= Hermann Friedrich Bonorden =

German physician and mycologist

Hermann Friedrich Bonorden (28 August 1801 - 19 May 1884) was a German medical doctor and mycologist. During his career, he served as a Regimentarzt (regimental medical doctor) in Köln.

In 1866, Stephan Schulzer von Müggenburg named the fungi genus Bonordenia in his honor. The genus Bonordeniella was named after him by Albert Julius Otto Penzig and Pier Andrea Saccardo in 1901. Bonorden was the author of numerous mycological taxa; the following are some of the genera that he circumscribed:
- Fusicolla (1851).
- Hormomyces (1851).
- Cornicularia (1851), syn. Clavulinopsis.
- Polythecium (1861), syn. Fusicoccum.
- Byssitheca (1864), syn.
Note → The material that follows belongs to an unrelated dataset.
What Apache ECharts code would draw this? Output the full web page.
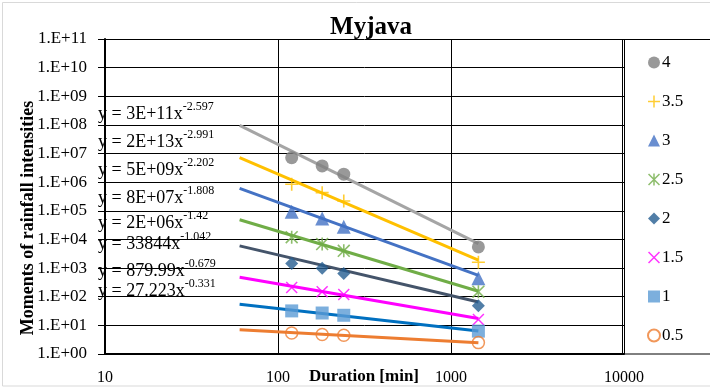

Rosellinia.

== Written works ==
He was the author of books in the fields of medicine and mycology, the following are three of his mycological efforts:
- Handbuch der allgemeinen Mykologie, 1851 - Manual of general mycology.
- Zur Kenntniss einiger der wichtigsten Gattungen der Coniomyceten und Cryptomyceten, 1860 - To the knowledge of some of the major genera of Coniomycetes and Cryptomycetes.
- Abhandlungen aus dem Gebiete der Mykologie, 1864 - Treatises from the field of mycology.